**Source material**
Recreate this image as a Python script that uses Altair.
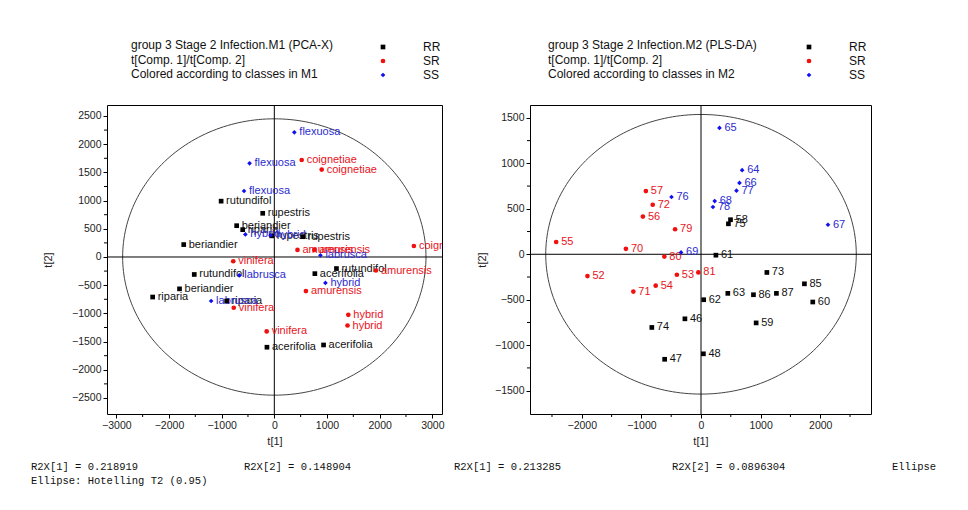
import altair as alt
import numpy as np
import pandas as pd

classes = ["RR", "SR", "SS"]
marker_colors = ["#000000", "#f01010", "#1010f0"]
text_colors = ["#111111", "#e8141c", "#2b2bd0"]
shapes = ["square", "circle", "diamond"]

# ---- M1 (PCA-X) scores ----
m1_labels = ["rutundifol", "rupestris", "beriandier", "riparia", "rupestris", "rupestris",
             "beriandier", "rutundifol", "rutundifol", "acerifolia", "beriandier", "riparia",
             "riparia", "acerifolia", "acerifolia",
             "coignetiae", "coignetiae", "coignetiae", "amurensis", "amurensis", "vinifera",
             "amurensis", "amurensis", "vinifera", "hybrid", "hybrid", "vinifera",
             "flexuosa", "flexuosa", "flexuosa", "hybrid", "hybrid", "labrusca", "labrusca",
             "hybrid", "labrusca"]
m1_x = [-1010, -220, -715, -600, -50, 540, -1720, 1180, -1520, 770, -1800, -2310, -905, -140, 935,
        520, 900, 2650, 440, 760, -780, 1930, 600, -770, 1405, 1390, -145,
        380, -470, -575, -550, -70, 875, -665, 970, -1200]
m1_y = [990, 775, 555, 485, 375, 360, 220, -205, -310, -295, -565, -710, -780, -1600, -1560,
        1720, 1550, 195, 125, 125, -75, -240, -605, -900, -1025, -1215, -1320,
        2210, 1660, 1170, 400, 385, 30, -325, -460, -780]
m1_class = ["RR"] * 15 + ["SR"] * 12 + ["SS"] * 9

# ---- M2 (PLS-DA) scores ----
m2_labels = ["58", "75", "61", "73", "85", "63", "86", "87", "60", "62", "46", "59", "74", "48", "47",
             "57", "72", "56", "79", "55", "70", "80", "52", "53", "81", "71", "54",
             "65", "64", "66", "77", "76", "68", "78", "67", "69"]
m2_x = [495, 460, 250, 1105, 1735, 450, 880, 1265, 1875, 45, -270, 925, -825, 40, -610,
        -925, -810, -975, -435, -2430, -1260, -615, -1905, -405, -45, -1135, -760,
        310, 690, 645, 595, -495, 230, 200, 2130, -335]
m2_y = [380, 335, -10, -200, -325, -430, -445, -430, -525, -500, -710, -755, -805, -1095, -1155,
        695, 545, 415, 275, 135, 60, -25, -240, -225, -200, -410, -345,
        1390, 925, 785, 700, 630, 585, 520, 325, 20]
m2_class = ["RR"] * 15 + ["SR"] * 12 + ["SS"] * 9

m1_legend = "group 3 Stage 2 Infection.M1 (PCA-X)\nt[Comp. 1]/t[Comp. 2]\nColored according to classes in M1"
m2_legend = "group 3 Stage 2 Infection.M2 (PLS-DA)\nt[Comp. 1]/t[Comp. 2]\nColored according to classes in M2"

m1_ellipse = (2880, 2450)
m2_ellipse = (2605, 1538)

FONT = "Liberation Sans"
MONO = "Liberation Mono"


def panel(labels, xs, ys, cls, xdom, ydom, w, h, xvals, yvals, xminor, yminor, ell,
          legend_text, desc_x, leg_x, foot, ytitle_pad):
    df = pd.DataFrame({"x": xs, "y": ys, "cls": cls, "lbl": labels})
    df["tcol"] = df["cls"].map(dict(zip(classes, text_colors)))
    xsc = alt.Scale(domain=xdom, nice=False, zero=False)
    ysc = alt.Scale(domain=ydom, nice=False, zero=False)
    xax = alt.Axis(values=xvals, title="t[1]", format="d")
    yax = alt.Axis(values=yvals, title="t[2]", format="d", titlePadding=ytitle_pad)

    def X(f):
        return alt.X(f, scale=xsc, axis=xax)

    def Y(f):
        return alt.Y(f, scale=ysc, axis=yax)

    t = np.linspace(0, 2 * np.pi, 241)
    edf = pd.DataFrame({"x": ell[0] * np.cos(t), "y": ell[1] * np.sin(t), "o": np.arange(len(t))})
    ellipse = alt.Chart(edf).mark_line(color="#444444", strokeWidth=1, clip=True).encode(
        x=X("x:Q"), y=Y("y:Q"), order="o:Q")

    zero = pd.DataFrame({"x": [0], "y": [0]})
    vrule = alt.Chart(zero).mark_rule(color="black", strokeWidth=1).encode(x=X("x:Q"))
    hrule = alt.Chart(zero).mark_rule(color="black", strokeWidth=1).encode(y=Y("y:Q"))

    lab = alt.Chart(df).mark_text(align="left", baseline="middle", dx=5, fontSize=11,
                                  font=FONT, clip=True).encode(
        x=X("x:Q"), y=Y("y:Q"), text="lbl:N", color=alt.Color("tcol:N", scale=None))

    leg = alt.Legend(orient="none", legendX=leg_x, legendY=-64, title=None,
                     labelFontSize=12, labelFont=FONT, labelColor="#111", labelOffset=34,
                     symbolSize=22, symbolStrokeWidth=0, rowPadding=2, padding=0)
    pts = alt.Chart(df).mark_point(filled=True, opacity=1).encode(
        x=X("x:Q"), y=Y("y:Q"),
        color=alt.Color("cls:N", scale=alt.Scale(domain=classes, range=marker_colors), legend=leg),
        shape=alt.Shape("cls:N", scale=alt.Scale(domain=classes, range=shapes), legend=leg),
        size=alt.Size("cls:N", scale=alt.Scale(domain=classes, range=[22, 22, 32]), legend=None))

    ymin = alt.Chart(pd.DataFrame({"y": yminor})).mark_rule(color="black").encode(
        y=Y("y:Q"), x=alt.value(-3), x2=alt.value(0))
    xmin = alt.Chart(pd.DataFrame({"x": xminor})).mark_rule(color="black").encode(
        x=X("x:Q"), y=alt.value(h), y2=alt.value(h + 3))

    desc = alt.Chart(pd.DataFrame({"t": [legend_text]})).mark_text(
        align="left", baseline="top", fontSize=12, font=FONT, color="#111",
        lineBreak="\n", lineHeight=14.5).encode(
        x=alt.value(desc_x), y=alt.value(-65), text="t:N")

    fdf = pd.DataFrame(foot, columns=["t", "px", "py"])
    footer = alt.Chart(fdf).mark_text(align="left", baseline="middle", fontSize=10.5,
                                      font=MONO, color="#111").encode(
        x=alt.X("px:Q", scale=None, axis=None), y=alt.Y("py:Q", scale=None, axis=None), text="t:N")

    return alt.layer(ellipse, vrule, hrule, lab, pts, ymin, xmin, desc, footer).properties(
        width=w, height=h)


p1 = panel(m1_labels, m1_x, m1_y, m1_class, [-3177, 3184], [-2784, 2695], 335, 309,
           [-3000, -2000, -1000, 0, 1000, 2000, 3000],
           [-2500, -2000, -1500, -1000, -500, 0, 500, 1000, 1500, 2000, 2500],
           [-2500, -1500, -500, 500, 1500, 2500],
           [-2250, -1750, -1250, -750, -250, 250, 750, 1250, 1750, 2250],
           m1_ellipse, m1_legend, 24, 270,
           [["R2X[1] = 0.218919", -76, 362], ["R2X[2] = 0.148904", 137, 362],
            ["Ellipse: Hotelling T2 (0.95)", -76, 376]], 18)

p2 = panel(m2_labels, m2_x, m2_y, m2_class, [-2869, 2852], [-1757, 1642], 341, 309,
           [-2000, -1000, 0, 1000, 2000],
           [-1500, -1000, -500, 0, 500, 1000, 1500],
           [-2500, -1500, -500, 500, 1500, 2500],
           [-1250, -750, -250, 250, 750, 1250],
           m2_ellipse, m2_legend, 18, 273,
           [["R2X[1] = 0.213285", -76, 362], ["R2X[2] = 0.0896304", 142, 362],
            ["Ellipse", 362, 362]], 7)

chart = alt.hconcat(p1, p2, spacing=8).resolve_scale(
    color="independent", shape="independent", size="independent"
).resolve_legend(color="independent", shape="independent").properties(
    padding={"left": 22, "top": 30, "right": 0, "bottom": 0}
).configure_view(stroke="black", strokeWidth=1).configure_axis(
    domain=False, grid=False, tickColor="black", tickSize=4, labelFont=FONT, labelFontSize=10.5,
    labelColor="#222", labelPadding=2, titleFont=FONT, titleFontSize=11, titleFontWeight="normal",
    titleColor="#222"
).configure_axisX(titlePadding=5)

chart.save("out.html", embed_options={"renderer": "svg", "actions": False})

**Challenge**
Starting at the top of the listing above, reproduce each line up to and including the one with "import pandas as pd"; omit the pictures.

**Result**
Recreate this image as a Python script that uses Altair.
import altair as alt
import numpy as np
import pandas as pd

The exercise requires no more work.